Luxury homes that have lingered on the market may suddenly become more attractive to move-up buyers with additional tax-based financial room. It could also influence developers, who might once again find incentives to build high-end homes in regions previously considered financially limiting due to tax consequences.
High-Income Households and Tax Strategy
For many Fine Homes and Living readers, tax strategy is a vital element of personal wealth management. Raising the SALT cap would restore a valuable tool in the toolkit for minimizing taxable income especially for those who diversify income sources across state lines or hold multiple properties.
In this context, financial advisors may find themselves revisiting long-term plans, advising clients not only on property acquisitions and sales but also on how to time real estate decisions around the passage of this potential tax legislation.

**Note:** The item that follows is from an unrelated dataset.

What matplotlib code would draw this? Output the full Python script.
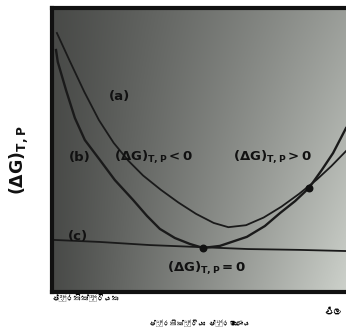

A Move Toward Equitable Relief
While the SALT deduction has its critics some argue it disproportionately favors wealthy taxpayers the proposed increase aims to correct what many see as an imbalance in how tax policy affects homeowners in different regions.
The cost of living in high-tax states is already elevated, and residents often receive high levels of public services, excellent schools and robust infrastructure in return. Allowing more of those taxes to be deducted helps ensure those benefits are not undermined by federal tax policy.
What Comes Next
The fate of the proposed SALT deduction increase still hangs in the balance as lawmakers debate the broader House Republican tax package. Yet for now luxury homeowners and real estate professionals alike are watching closely.
Should the cap increase pass, it could offer meaningful savings, renewed buying power and reinvigorated activity in some of the country’s most prestigious markets. Whether you’re considering a new investment or simply looking to optimize your finances this is one development worth tracking.